## The exercise
Copy each line below without leaving any out.

☆ ☆ ☆ ☆ ☆

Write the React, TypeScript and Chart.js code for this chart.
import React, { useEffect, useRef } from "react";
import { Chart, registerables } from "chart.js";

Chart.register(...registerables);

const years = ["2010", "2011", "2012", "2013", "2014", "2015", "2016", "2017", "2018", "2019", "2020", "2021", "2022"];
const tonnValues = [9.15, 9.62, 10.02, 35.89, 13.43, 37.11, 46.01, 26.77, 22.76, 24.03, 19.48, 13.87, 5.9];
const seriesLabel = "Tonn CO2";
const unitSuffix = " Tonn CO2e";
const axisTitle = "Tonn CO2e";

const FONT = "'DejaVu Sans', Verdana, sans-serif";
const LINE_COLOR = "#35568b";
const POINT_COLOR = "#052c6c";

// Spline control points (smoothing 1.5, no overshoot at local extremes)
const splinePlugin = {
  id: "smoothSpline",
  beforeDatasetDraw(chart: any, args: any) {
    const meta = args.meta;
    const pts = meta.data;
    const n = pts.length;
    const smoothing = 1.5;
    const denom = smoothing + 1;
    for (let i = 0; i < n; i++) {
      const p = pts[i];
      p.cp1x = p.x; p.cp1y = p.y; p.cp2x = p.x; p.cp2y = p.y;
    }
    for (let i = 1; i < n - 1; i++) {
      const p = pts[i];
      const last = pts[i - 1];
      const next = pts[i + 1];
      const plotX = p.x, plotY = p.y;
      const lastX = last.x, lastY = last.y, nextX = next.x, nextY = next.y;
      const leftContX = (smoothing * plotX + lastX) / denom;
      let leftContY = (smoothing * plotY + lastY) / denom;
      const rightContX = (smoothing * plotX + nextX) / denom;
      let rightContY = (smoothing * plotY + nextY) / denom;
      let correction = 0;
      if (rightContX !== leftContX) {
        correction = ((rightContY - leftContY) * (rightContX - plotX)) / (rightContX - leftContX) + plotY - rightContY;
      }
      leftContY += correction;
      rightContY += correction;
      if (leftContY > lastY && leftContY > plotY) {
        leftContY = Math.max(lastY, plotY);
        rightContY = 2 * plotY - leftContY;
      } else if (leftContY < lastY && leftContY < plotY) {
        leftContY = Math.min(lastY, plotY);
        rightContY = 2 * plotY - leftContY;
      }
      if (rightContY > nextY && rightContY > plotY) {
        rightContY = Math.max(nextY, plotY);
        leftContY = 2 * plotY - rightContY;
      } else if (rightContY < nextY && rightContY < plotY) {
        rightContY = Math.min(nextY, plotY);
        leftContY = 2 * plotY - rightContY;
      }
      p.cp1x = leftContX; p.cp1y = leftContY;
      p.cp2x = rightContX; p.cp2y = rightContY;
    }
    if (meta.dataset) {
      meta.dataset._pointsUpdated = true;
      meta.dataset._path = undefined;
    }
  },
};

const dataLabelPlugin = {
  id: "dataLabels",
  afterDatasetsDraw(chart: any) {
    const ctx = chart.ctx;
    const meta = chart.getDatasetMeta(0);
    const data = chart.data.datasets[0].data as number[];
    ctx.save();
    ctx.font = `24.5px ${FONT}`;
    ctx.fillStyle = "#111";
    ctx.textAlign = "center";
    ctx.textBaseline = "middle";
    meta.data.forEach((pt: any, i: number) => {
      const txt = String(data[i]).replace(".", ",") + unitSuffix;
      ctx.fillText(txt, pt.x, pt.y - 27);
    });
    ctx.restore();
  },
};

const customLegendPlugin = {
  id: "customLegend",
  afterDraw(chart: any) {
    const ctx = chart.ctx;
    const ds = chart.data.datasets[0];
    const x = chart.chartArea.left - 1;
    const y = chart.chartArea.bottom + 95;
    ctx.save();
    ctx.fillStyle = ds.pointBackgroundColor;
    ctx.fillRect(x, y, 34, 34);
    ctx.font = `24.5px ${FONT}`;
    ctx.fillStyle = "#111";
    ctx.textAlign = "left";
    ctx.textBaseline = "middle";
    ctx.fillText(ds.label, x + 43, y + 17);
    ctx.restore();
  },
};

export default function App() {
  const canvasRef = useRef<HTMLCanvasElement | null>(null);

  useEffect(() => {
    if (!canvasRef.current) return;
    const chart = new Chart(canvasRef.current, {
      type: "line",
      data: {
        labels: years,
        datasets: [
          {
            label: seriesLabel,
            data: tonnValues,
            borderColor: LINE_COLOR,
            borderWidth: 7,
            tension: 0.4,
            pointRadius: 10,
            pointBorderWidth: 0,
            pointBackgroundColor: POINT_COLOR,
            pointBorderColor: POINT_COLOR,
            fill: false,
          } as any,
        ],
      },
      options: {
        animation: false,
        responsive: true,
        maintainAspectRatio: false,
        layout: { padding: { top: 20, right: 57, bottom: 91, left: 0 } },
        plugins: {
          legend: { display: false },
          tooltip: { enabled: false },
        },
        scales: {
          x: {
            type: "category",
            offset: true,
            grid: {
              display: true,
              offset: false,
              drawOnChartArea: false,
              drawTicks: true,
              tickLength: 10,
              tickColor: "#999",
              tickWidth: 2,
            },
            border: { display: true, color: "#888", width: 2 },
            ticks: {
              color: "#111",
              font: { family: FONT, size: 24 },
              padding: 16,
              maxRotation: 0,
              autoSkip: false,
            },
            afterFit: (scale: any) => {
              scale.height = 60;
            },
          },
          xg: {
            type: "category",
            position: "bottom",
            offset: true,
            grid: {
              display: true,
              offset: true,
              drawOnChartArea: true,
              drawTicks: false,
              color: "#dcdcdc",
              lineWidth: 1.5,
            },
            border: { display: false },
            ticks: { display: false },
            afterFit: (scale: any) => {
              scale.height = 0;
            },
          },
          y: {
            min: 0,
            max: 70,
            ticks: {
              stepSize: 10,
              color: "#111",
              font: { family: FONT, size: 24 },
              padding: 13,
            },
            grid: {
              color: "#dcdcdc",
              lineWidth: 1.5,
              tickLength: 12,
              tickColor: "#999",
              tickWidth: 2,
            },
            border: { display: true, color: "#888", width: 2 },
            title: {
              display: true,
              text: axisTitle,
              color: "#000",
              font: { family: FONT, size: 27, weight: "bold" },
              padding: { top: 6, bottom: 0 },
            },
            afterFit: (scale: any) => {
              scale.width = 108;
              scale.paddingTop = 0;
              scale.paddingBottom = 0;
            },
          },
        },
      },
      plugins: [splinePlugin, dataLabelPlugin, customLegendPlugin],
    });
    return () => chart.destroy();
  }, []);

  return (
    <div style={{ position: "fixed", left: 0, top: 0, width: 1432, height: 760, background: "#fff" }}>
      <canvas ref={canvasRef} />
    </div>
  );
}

☆ ☆ ☆ ☆ ☆

## Correct result
Write the React, TypeScript and Chart.js code for this chart.
import React, { useEffect, useRef } from "react";
import { Chart, registerables } from "chart.js";

Chart.register(...registerables);

const years = ["2010", "2011", "2012", "2013", "2014", "2015", "2016", "2017", "2018", "2019", "2020", "2021", "2022"];
const tonnValues = [9.15, 9.62, 10.02, 35.89, 13.43, 37.11, 46.01, 26.77, 22.76, 24.03, 19.48, 13.87, 5.9];
const seriesLabel = "Tonn CO2";
const unitSuffix = " Tonn CO2e";
const axisTitle = "Tonn CO2e";

const FONT = "'DejaVu Sans', Verdana, sans-serif";
const LINE_COLOR = "#35568b";
const POINT_COLOR = "#052c6c";

// Spline control points (smoothing 1.5, no overshoot at local extremes)
const splinePlugin = {
  id: "smoothSpline",
  beforeDatasetDraw(chart: any, args: any) {
    const meta = args.meta;
    const pts = meta.data;
    const n = pts.length;
    const smoothing = 1.5;
    const denom = smoothing + 1;
    for (let i = 0; i < n; i++) {
      const p = pts[i];
      p.cp1x = p.x; p.cp1y = p.y; p.cp2x = p.x; p.cp2y = p.y;
    }
    for (let i = 1; i < n - 1; i++) {
      const p = pts[i];
      const last = pts[i - 1];
      const next = pts[i + 1];
      const plotX = p.x, plotY = p.y;
      const lastX = last.x, lastY = last.y, nextX = next.x, nextY = next.y;
      const leftContX = (smoothing * plotX + lastX) / denom;
      let leftContY = (smoothing * plotY + lastY) / denom;
      const rightContX = (smoothing * plotX + nextX) / denom;
      let rightContY = (smoothing * plotY + nextY) / denom;
      let correction = 0;
      if (rightContX !== leftContX) {
        correction = ((rightContY - leftContY) * (rightContX - plotX)) / (rightContX - leftContX) + plotY - rightContY;
      }
      leftContY += correction;
      rightContY += correction;
      if (leftContY > lastY && leftContY > plotY) {
        leftContY = Math.max(lastY, plotY);
        rightContY = 2 * plotY - leftContY;
      } else if (leftContY < lastY && leftContY < plotY) {
        leftContY = Math.min(lastY, plotY);
        rightContY = 2 * plotY - leftContY;
      }
      if (rightContY > nextY && rightContY > plotY) {
        rightContY = Math.max(nextY, plotY);
        leftContY = 2 * plotY - rightContY;
      } else if (rightContY < nextY && rightContY < plotY) {
        rightContY = Math.min(nextY, plotY);
        leftContY = 2 * plotY - rightContY;
      }
      p.cp1x = leftContX; p.cp1y = leftContY;
      p.cp2x = rightContX; p.cp2y = rightContY;
    }
    if (meta.dataset) {
      meta.dataset._pointsUpdated = true;
      meta.dataset._path = undefined;
    }
  },
};

const dataLabelPlugin = {
  id: "dataLabels",
  afterDatasetsDraw(chart: any) {
    const ctx = chart.ctx;
    const meta = chart.getDatasetMeta(0);
    const data = chart.data.datasets[0].data as number[];
    ctx.save();
    ctx.font = `24.5px ${FONT}`;
    ctx.fillStyle = "#111";
    ctx.textAlign = "center";
    ctx.textBaseline = "middle";
    meta.data.forEach((pt: any, i: number) => {
      const txt = String(data[i]).replace(".", ",") + unitSuffix;
      ctx.fillText(txt, pt.x, pt.y - 27);
    });
    ctx.restore();
  },
};

const customLegendPlugin = {
  id: "customLegend",
  afterDraw(chart: any) {
    const ctx = chart.ctx;
    const ds = chart.data.datasets[0];
    const x = chart.chartArea.left - 1;
    const y = chart.chartArea.bottom + 95;
    ctx.save();
    ctx.fillStyle = ds.pointBackgroundColor;
    ctx.fillRect(x, y, 34, 34);
    ctx.font = `24.5px ${FONT}`;
    ctx.fillStyle = "#111";
    ctx.textAlign = "left";
    ctx.textBaseline = "middle";
    ctx.fillText(ds.label, x + 43, y + 17);
    ctx.restore();
  },
};

export default function App() {
  const canvasRef = useRef<HTMLCanvasElement | null>(null);

  useEffect(() => {
    if (!canvasRef.current) return;
    const chart = new Chart(canvasRef.current, {
      type: "line",
      data: {
        labels: years,
        datasets: [
          {
            label: seriesLabel,
            data: tonnValues,
            borderColor: LINE_COLOR,
            borderWidth: 7,
            tension: 0.4,
            pointRadius: 10,
            pointBorderWidth: 0,
            pointBackgroundColor: POINT_COLOR,
            pointBorderColor: POINT_COLOR,
            fill: false,
          } as any,
        ],
      },
      options: {
        animation: false,
        responsive: true,
        maintainAspectRatio: false,
        layout: { padding: { top: 20, right: 57, bottom: 91, left: 0 } },
        plugins: {
          legend: { display: false },
          tooltip: { enabled: false },
        },
        scales: {
          x: {
            type: "category",
            offset: true,
            grid: {
              display: true,
              offset: false,
              drawOnChartArea: false,
              drawTicks: true,
              tickLength: 10,
              tickColor: "#999",
              tickWidth: 2,
            },
            border: { display: true, color: "#888", width: 2 },
            ticks: {
              color: "#111",
              font: { family: FONT, size: 24 },
              padding: 16,
              maxRotation: 0,
              autoSkip: false,
            },
            afterFit: (scale: any) => {
              scale.height = 60;
            },
          },
          xg: {
            type: "category",
            position: "bottom",
            offset: true,
            grid: {
              display: true,
              offset: true,
              drawOnChartArea: true,
              drawTicks: false,
              color: "#dcdcdc",
              lineWidth: 1.5,
            },
            border: { display: false },
            ticks: { display: false },
            afterFit: (scale: any) => {
              scale.height = 0;
            },
          },
          y: {
            min: 0,
            max: 70,
            ticks: {
              stepSize: 10,
              color: "#111",
              font: { family: FONT, size: 24 },
              padding: 13,
            },
            grid: {
              color: "#dcdcdc",
              lineWidth: 1.5,
              tickLength: 12,
              tickColor: "#999",
              tickWidth: 2,
            },
            border: { display: true, color: "#888", width: 2 },
            title: {
              display: true,
              text: axisTitle,
              color: "#000",
              font: { family: FONT, size: 27, weight: "bold" },
              padding: { top: 6, bottom: 0 },
            },
            afterFit: (scale: any) => {
              scale.width = 108;
              scale.paddingTop = 0;
              scale.paddingBottom = 0;
            },
          },
        },
      },
      plugins: [splinePlugin, dataLabelPlugin, customLegendPlugin],
    });
    return () => chart.destroy();
  }, []);

  return (
    <div style={{ position: "fixed", left: 0, top: 0, width: 1432, height: 760, background: "#fff" }}>
      <canvas ref={canvasRef} />
    </div>
  );
}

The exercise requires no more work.